Onze personnes sont décédées à Caracas lors des troubles qui ont éclaté dans la nuit de jeudi à vendredi, a annoncé le parquet vénézuélien, ce qui porte à 20 le nombre de morts de la vague de manifestations démarrée début avril contre le président Nicolas Maduro.

Dans un communiqué, le parquet a annoncé «la mort de 11 personnes», certaines électrocutées et d'autres tuées par balle, ajoutant que six ont également été blessées «lors des faits de violence survenus» dans le quartier de El Valle, dans le sud-ouest de la capitale.

Le Venezuela est secoué depuis le 1er avril par une vague de manifestations de l'opposition, majoritaire au Parlement depuis fin 2015, qui exige le départ du président socialiste Nicolas Maduro, très impopulaire dans ce pays pétrolier plongé en profonde crise politique et économique.

Déterminée à poursuivre les manifestations jusqu'à obtenir des élections anticipées, l'opposition a convoqué pour samedi une «marche du silence» vers les sièges de l'épiscopat vénézuélien dans tout le pays et pour lundi un «blocage national» des routes.

«Une guerre»

Ces défilés tournent souvent à l'affrontement entre manifestants et forces de l'ordre, qui échangent tirs de gaz lacrymogènes et balles en caoutchouc contre jets de pierres et cocktails Molotov. Outre les neuf morts, environ 600 personnes ont été arrêtées depuis début avril, selon l'ONG Foro Penal.

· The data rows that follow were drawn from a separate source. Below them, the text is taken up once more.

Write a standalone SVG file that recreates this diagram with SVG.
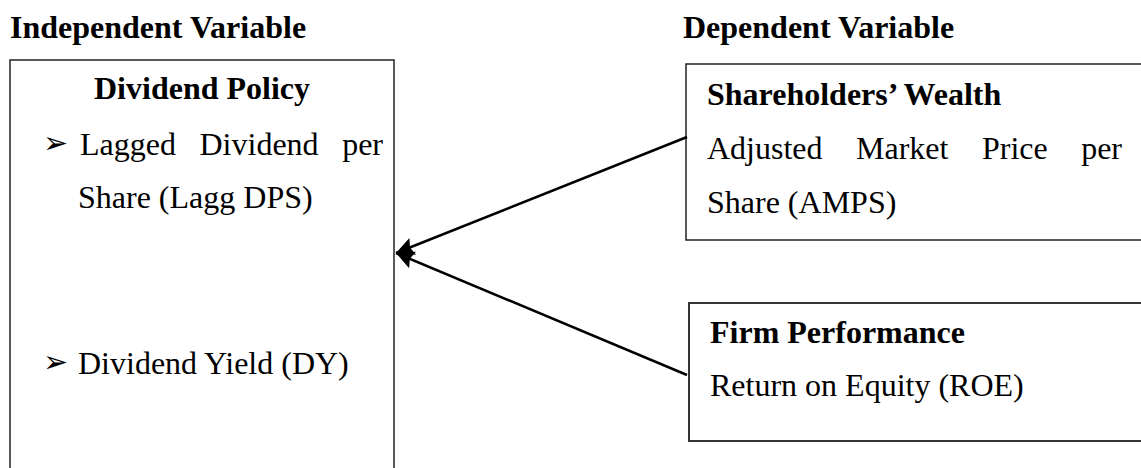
<svg xmlns="http://www.w3.org/2000/svg" width="1141" height="468" viewBox="0 0 1141 468">
<style>
.t{font-family:"Liberation Serif","Times New Roman",serif;font-size:32px;fill:#000}
.b{font-weight:bold}
.bul{font-family:"DejaVu Sans",sans-serif;font-size:30px;fill:#000}
.box{fill:none;stroke:#222;stroke-width:1.5}
.con{stroke:#000;stroke-width:2.5;fill:none}
</style>
<defs>
<marker id="ah" markerUnits="userSpaceOnUse" markerWidth="20" markerHeight="20" refX="18" refY="10" orient="auto">
<path d="M0,1 L18,10 L0,19 L3,10 z" fill="#000"/>
</marker>
</defs>
<rect width="1141" height="468" fill="#fff"/>
<text class="t b" x="10" y="38">Independent Variable</text>
<text class="t b" x="683" y="38">Dependent Variable</text>
<g id="dividend-policy">
<path class="box" d="M10,470 V60 H394 V470"/>
<text class="t b" x="202" y="99" text-anchor="middle">Dividend Policy</text>
<text class="bul" x="43" y="153">➢</text>
<text class="t" x="80" y="155">Lagged</text>
<text class="t" x="199.5" y="155">Dividend</text>
<text class="t" x="383" y="155" text-anchor="end">per</text>
<text class="t" x="78" y="208">Share (Lagg DPS)</text>
<text class="bul" x="43" y="372">➢</text>
<text class="t" x="78" y="374">Dividend Yield (DY)</text>
</g>
<g id="shareholders-wealth">
<rect class="box" x="686" y="64" width="470" height="176"/>
<text class="t b" x="707" y="105">Shareholders’ Wealth</text>
<text class="t" x="707" y="159">Adjusted</text>
<text class="t" x="856" y="159">Market</text>
<text class="t" x="982" y="159">Price</text>
<text class="t" x="1122" y="159" text-anchor="end">per</text>
<text class="t" x="707" y="213">Share (AMPS)</text>
</g>
<g id="firm-performance">
<rect class="box" x="689" y="303" width="470" height="138" style="stroke:#333;stroke-width:2"/>
<text class="t b" x="710" y="343">Firm Performance</text>
<text class="t" x="710" y="396">Return on Equity (ROE)</text>
</g>
<g id="connectors">
<line class="con" x1="687" y1="137" x2="396" y2="253" marker-end="url(#ah)"/>
<line class="con" x1="687" y1="375" x2="396" y2="253" marker-end="url(#ah)"/>
</g>
</svg>
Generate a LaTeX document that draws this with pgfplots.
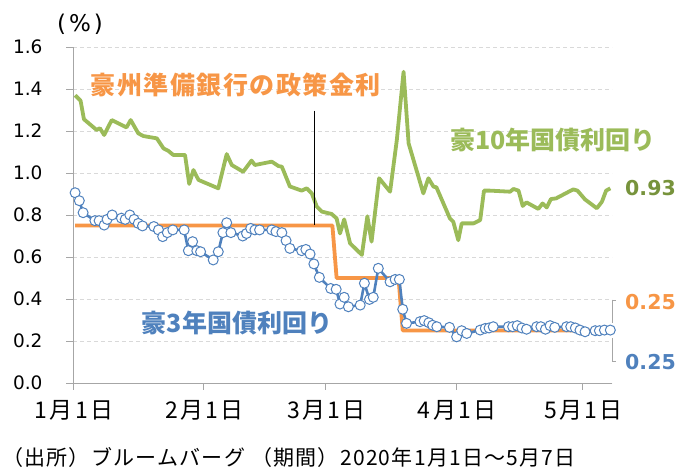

Violences et pillages ont marqué la nuit de jeudi à vendredi à Caracas, après deux journées consécutives de vastes protestations rassemblant des dizaines de milliers de personnes.

Rien que jeudi, les violences autour des manifestations ont fait trois morts et vendredi, des incidents ont eu lieu à Caracas ainsi qu'à Maracaibo (nord-ouest), Valencia (nord) et San Cristobal (ouest).

Dans la capitale, des désordres et tentatives de pillage ont suivi les manifestations dans une dizaine de secteurs situés dans l'ouest, surtout à El Valle. Des images tournées par des habitants de ce quartier ont montré un véhicule anti-émeutes partiellement incendié par des cocktails Molotov.

«On aurait dit une guerre. Les militaires et la police lançaient des gaz (lacrymogènes, NDLR), des civils armés tiraient sur les bâtiments. Avec ma famille on s'est jeté par terre. C'était horrible. On a réussi à dormir jusqu'à ce que ça se termine, vers trois heures du matin», a raconté à l'AFP Carlos Yanez, habitant de 33 ans d'El Valle.

«Le pays est calme»

L'évacuation de 54 bébés d'une maternité d'El Valle pendant les affrontements a suscité une controverse entre les deux camps.

Le gouvernement a accusé «des bandes armées engagées par l'opposition» d'avoir «attaqué» l'établissement. L'opposition a rétorqué que les nouveaux-nés avaient dû être placés en lieu sûr car ils étaient «très affectés» par les tirs de grenades lacrymogènes des forces de l'ordre.

Pour l'exécutif, c'est l'opposition qui fomente les violences. «Ces délinquants veulent faire croire que le Venezuela est dans le chaos, le pays est calme», a déclaré Freddy Bernal, un dirigeant du parti socialiste au pouvoir.

Dans le camp anti-Maduro, on dénonce au contraire la répression des forces de l'ordre : «Ne lancez plus de bombes, s'il vous plaît», a crié jeudi un manifestant nu qui s'était juché sur un véhicule blindé militaire, à travers un nuage de gaz lacrymogène.

Jeudi, l'Union européenne a condamné les violences «très regrettables» survenues pendant les manifestations tandis que le secrétaire général de l'ONU, Antonio Guterres, a demandé «que tous les efforts soient faits pour réduire les tensions et empêcher de nouveaux affrontements».

Neuf pays latino-américains ont jugé, dans un communiqué commun, «urgent que les autorités vénézuéliennes prennent des mesures pour garantir les droits fondamentaux et préserver la paix sociale».

M. Maduro, qui dénonce un «coup d'État terroriste» fomenté selon lui par les États-Unis - une accusation rejetée par Washington - a renforcé ces derniers jours la présence policière et de l'armée qui lui a apporté son soutien «inconditionnel».

Alors que son mandat court jusqu'à fin 2018, sept Vénézuéliens sur dix souhaitent son départ immédiat, selon un sondage Venebarometro.

La précédente vague de manifestations ayant secoué le Venezuela en 2014 avait fait 43 morts, selon le bilan officiel.